Clayton Moore and Jay Silverheels are spinning in their
graves. The Lone Ranger was a campy, impossibly heroic TV figure from early
twentieth century radio and TV. He and his faithful Indian friend Tonto were
played enthusiastically by the two aforementioned actors. Moore so identified
with the role that he had trouble letting go of it when the series ended. The series
sought to instill moral virtue in the children who watched and listened to the
stories, and it did a fair job of doing just that despite the fact that modern audiences
will probably find the stories laughable. Although I was a huge Lone Ranger fan as a
child, I find the shows hard to watch today.
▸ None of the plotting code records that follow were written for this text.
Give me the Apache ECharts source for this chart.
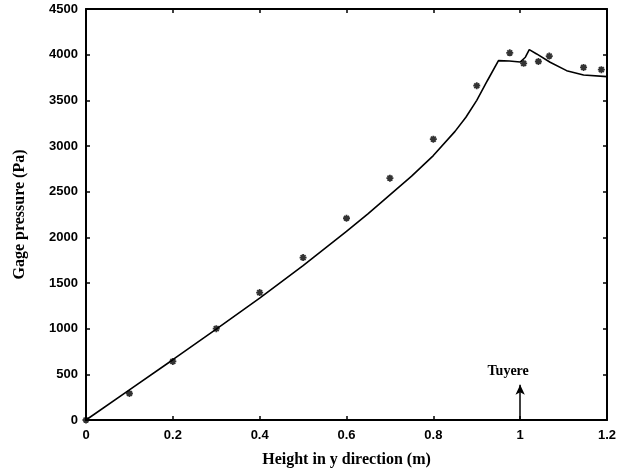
<!DOCTYPE html>
<html>
<head>
<meta charset="utf-8">
<script src="https://cdn.jsdelivr.net/npm/echarts@6/dist/echarts.min.js"></script>
<style>
  html, body { margin: 0; padding: 0; background: #fff; }
  #chart { width: 623px; height: 475px; }
</style>
</head>
<body>
<div id="chart"></div>
<script>
// measured points (stars)
const expX = [0, 0.1, 0.2, 0.3, 0.4, 0.5, 0.6, 0.7, 0.8, 0.9, 0.976, 1.008, 1.042, 1.067, 1.146, 1.187];
const expY = [0, 290, 641, 1000, 1395, 1778, 2209, 2648, 3075, 3660, 4020, 3905, 3925, 3985, 3860, 3836];

// simulated curve
const simX = [0, 0.1, 0.2, 0.3, 0.4, 0.5, 0.6, 0.65, 0.7, 0.75, 0.8, 0.85, 0.875, 0.9, 0.925, 0.95, 0.975, 1.0, 1.012, 1.021, 1.038, 1.069, 1.107, 1.146, 1.2];
const simY = [0, 330, 660, 995, 1335, 1690, 2065, 2260, 2465, 2670, 2895, 3160, 3315, 3500, 3720, 3935, 3930, 3920, 3972, 4055, 4008, 3917, 3825, 3777, 3760];

const tuyereX = 1.0;
const tuyereTop = 385;

const chart = echarts.init(document.getElementById('chart'));

const tickFont = { fontFamily: 'Liberation Sans', fontWeight: 'bold', fontSize: 13, color: '#000' };
const titleFont = { fontFamily: 'Liberation Serif', fontWeight: 'bold', fontSize: 16, color: '#000' };

const asterisk = 'path://M0,5L10,5M5,0L5,10M1.5,1.5L8.5,8.5M8.5,1.5L1.5,8.5';

const frameLine = { onZero: false, lineStyle: { color: '#000', width: 2 } };
const innerTick = { inside: true, length: 4, lineStyle: { color: '#000', width: 1.5 } };

const options = {
    animation: false,
    grid: { left: 86, right: 16, top: 9, bottom: 55 },
    xAxis: [{
        type: 'value', min: 0, max: 1.2, interval: 0.2,
        name: 'Height in y direction (m)', nameLocation: 'middle', nameGap: 32,
        nameTextStyle: titleFont,
        axisLine: frameLine,
        axisTick: innerTick,
        axisLabel: Object.assign({ margin: 9, formatter: v => String(v) }, tickFont),
        splitLine: { show: false }
    }, {
        type: 'value', min: 0, max: 1.2, interval: 0.2, position: 'top',
        axisLine: frameLine,
        axisTick: innerTick,
        axisLabel: { show: false },
        splitLine: { show: false }
    }],
    yAxis: [{
        type: 'value', min: 0, max: 4500, interval: 500,
        name: 'Gage pressure (Pa)', nameLocation: 'middle', nameGap: 58,
        nameTextStyle: titleFont,
        axisLine: frameLine,
        axisTick: innerTick,
        axisLabel: Object.assign({ margin: 8, formatter: v => String(v) }, tickFont),
        splitLine: { show: false }
    }, {
        type: 'value', min: 0, max: 4500, interval: 500, position: 'right',
        axisLine: frameLine,
        axisTick: innerTick,
        axisLabel: { show: false },
        splitLine: { show: false }
    }],
    series: [{
        name: 'Simulation',
        type: 'line',
        data: simX.map((x, i) => [x, simY[i]]),
        symbol: 'none',
        lineStyle: { color: '#000', width: 1.6 },
        markLine: {
            silent: true,
            symbol: ['none', 'arrow'],
            symbolSize: [7, 10],
            lineStyle: { color: '#000', width: 1.5, type: 'solid' },
            label: {
                show: true, position: 'end', formatter: 'Tuyere', distance: 6, offset: [-12, 0],
                fontFamily: 'Liberation Serif', fontWeight: 'bold', fontSize: 14, color: '#000'
            },
            data: [[{ coord: [tuyereX, 0] }, { coord: [tuyereX, tuyereTop] }]]
        }
    }, {
        name: 'Measured',
        type: 'scatter',
        data: expX.map((x, i) => [x, expY[i]]),
        symbol: asterisk,
        symbolSize: 7,
        itemStyle: { color: '#000', borderColor: '#000', borderWidth: 1.8 }
    }]
};
chart.setOption(options);
</script>
</body>
</html>
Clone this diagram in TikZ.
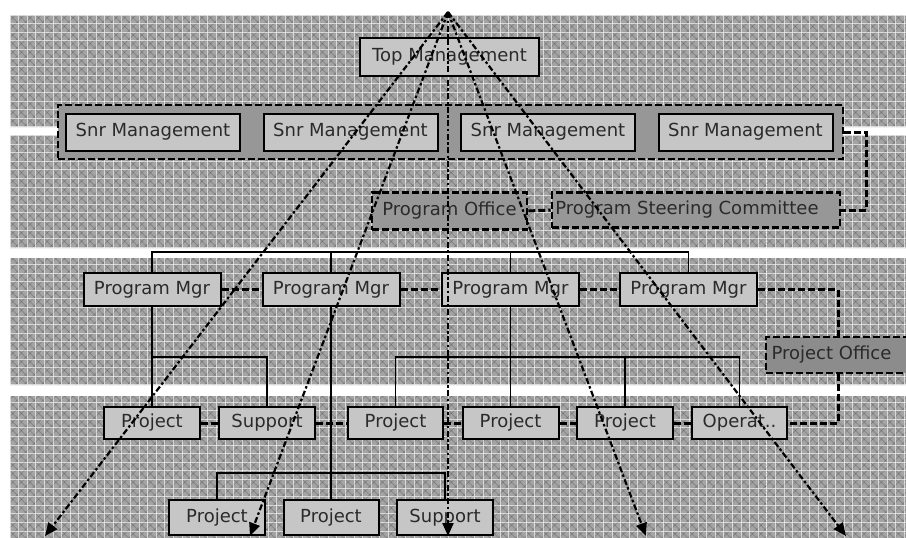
\documentclass[tikz,border=0pt]{standalone}
\usepackage{fontspec}
\setmainfont{DejaVu Sans}
\usetikzlibrary{arrows.meta}
\definecolor{bandgray}{HTML}{A4A4A4}
\definecolor{boxgray}{HTML}{C6C6C6}
\definecolor{groupgray}{HTML}{979797}
\definecolor{officegray}{HTML}{8C8C8C}
\definecolor{textgray}{HTML}{2A2A2A}
\begin{document}
\begin{tikzpicture}[x=1pt,y=-1pt,
  gridline/.style={white, line width=1pt, opacity=0.6},
  hatch/.style={black, line width=0.8pt, opacity=0.18},
  box/.style={draw=black, line width=2pt, fill=boxgray, inner sep=0pt,
    font=\fontsize{18}{20}\selectfont, text=textgray},
  dbox/.style={draw=black, line width=2.6pt, dash pattern=on 7pt off 3pt,
    fill=groupgray, inner sep=0pt, font=\fontsize{18}{20}\selectfont, text=textgray},
  tree/.style={black, line width=1.5pt},
  dlink/.style={black, line width=3pt, dash pattern=on 7pt off 3pt},
  ray/.style={black, line width=2.2pt, dash pattern=on 6pt off 2.5pt on 2.5pt off 2.5pt,
    -{Triangle[length=13pt,width=11pt]}},
]
\useasboundingbox (0,0) rectangle (906,538);

% patterned horizontal bands
\begin{scope}
  \clip (10,15) rectangle (906,127) (10,135) rectangle (906,248)
        (10,258) rectangle (906,385) (10,396) rectangle (906,538);
  \fill[bandgray] (0,0) rectangle (906,538);
  \foreach \k in {-920.2,-911.6,...,560} {
    \draw[hatch] (0,5+\k) -- (906,911+\k);
    \draw[hatch] (0,33.6+\k+900) -- (906,33.6+\k-6);
  }
  \foreach \x in {10,18.6,...,906} \draw[gridline] (\x,0) -- (\x,538);
  \foreach \y in {15,23.6,...,538} \draw[gridline] (0,\y) -- (906,\y);
\end{scope}
\draw[white, dotted, line width=1pt, opacity=0.8] (766,160) -- (766,538);

% named levels
\coordinate (apex) at (448,12);
\coordinate (rj) at (866,0);
\coordinate (busA) at (0,252);
\coordinate (busB) at (0,357);
\coordinate (busC) at (0,473);

% solid reporting lines (drawn first, boxes sit on top)
\path (152,289.5) coordinate (pm1c) (331,289.5) coordinate (pm2c)
      (510.5,289.5) coordinate (pm3c) (688.5,289.5) coordinate (pm4c);

% top levels
\node[box, minimum width=179pt, minimum height=38pt] (top) at (449.5,57) {Top Management};
\node[dbox, minimum width=785pt, minimum height=54pt] (sgroup) at (450.5,132) {};
\node[box, minimum width=174pt, minimum height=37pt] (s1) at (153,132) {Snr Management};
\node[box, minimum width=174pt, minimum height=37pt] (s2) at (350.5,132) {Snr Management};
\node[box, minimum width=174pt, minimum height=37pt] (s3) at (548,132) {Snr Management};
\node[box, minimum width=174pt, minimum height=37pt] (s4) at (745.5,132) {Snr Management};

\node[dbox, minimum width=155pt, minimum height=37pt] (po) at (449.5,211) {Program Office};
\node[dbox, minimum width=288pt, minimum height=35pt] (psc) at (696,210)
  {\hspace*{-18pt}Program Steering Committee};

% program managers
\node[box, minimum width=137pt, minimum height=33pt] (pm1) at (pm1c) {Program Mgr};
\node[box, minimum width=137pt, minimum height=33pt] (pm2) at (pm2c) {Program Mgr};
\node[box, minimum width=137pt, minimum height=33pt] (pm3) at (pm3c) {Program Mgr};
\node[box, minimum width=137pt, minimum height=33pt] (pm4) at (pm4c) {Program Mgr};
\node[dbox, fill=officegray, minimum width=144pt, minimum height=36pt] (pof) at (838,355)
  {\hspace*{-13pt}Project Office};

% projects
\node[box, minimum width=96pt, minimum height=32pt] (p1) at (152,423) {Project};
\node[box, minimum width=96pt, minimum height=32pt] (sup1) at (267,423) {Support};
\node[box, minimum width=95pt, minimum height=32pt] (p3) at (395.5,423) {Project};
\node[box, minimum width=96pt, minimum height=32pt] (p4) at (510.5,423) {Project};
\node[box, minimum width=96pt, minimum height=32pt] (p5) at (625,423) {Project};
\node[box, minimum width=95pt, minimum height=32pt] (op) at (739.5,423) {Operat..};

\node[box, minimum width=96pt, minimum height=35pt] (l1) at (217,517.5) {Project};
\node[box, minimum width=95pt, minimum height=35pt] (l2) at (331,517.5) {Project};
\node[box, minimum width=96pt, minimum height=35pt] (l3) at (445,517.5) {Support};

% solid reporting lines
\draw[tree] (pm1.north) |- (pm4.north |- busA) -- (pm4.north);
\draw[tree] (pm2.north) -- (pm2.north |- busA);
\draw[tree] (pm3.north) -- (pm3.north |- busA);
\draw[tree] (pm1.south) -- (p1.north);
\draw[tree] (pm1.south |- busB) -| (sup1.north);
\draw[tree] (pm2.south) -- (l2.north);
\draw[tree] (l1.north) |- (l3.north |- busC) -- (l3.north);
\draw[tree] (pm3.south) -- (p4.north);
\draw[tree] (p3.north) |- (op.north |- busB) -- (op.north);
\draw[tree] (p5.north) -- (p5.north |- busB);

% dashed coordination links
\draw[dlink] (sgroup.east) -| (rj |- psc.east) -- (psc.east);
\draw[dlink] (po.east) -- (psc.west);
\draw[dlink] (pm1.east) -- (pm2.west);
\draw[dlink] (pm2.east) -- (pm3.west);
\draw[dlink] (pm3.east) -- (pm4.west);
\draw[dlink] (pm4.east) -| (pof.north);
\draw[dlink] (pof.south) |- (op.east);
\draw[dlink] (p1.east) -- (sup1.west);
\draw[dlink] (sup1.east) -- (p3.west);
\draw[dlink] (p3.east) -- (p4.west);
\draw[dlink] (p4.east) -- (p5.west);
\draw[dlink] (p5.east) -- (op.west);

% rays from the top
\coordinate (e1) at (45,536);
\coordinate (e2) at (250,536);
\coordinate (e3) at (448,536);
\coordinate (e4) at (646,536);
\coordinate (e5) at (846,536);
\foreach \e in {e1,e2,e3,e4,e5} \draw[ray] (apex) -- (\e);
\end{tikzpicture}
\end{document}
The latest installment in the Lone Ranger franchise (which
would be more appropriately titled “Tonto and the Stupid White Man”) flopped at
the box office this past week, and deservedly so. Because it would be tedious
to enumerate everything which is wrong with the movie, I will limit myself to two
critiques.
First: The movie can’t decide what it wants to be. Does it
want to be realistic, with its dirty cowboys, or fantastic, with its impossible
special effects. Galloping a horse from car to car atop a speeding train?
Preposterous. All fiction requires a certain amount of willing suspension of
disbelief, but this movie demands large doses of willing suspension of sanity. Does
it want to be funny, with an eccentric, wisecracking Tonto, or does it want to
be disgusting, with a cannibal for a villain? How can the Lone Ranger go from a
bumbling nincompoop with an aversion to guns one minute to a sure-shot master
horseman and gunfighter the next?
Second: The movie seems to channel every postmodern media cliché
in the book. We have already mentioned that the hero, whom Tonto repeatedly
calls a “stupid white man,” is a bumbling nincompoop. Tonto himself, although somewhat more competent than the Lone Ranger, is a raving lunatic. The male nincompoop
appears to be the new comedic stereotype (e.g. Ray Barone and Tim the Tool Man
Taylor who must continually be whipped into shape by their more intelligent
wives). The stereotyping of men goes a little further than the good-guy
nincompoop. The movie also follows the postmodern stereotype for villains. The careful
(and not-so-careful) observer cannot help but notice that all the competent
white males in the movie are villains (the cannibal outlaw, the robber baron
railroad man, the General Custer clone who needlessly slaughters innocent
Indians). The exception which proves this rule is the Lone Ranger’s competent brother,
who might be considered heroic if you overlook the fact that his neglect of
wife and child is borderline criminal.
The problem with such stereotyping has been loudly trumpeted
in the case of fashion models. We see nothing but incredibly thin women as
fashion models and we expect all women to be incredibly thin. Women wind up
jeopardizing their health by trying to be too thin. We see men portrayed as
nothing but nincompoops or villains on television and in the movies, and sooner
or later people start believing that all men are either nincompoops or villains.
I’m willing to bet that many foreigners
who digest a steady dose of American media actually believe that American men
are all villainous nitwits.
Having said all this, I will admit that I found the movie mildly amusing. Save your money, however, and wait until it comes out on Netflix and pay-per-view to watch it.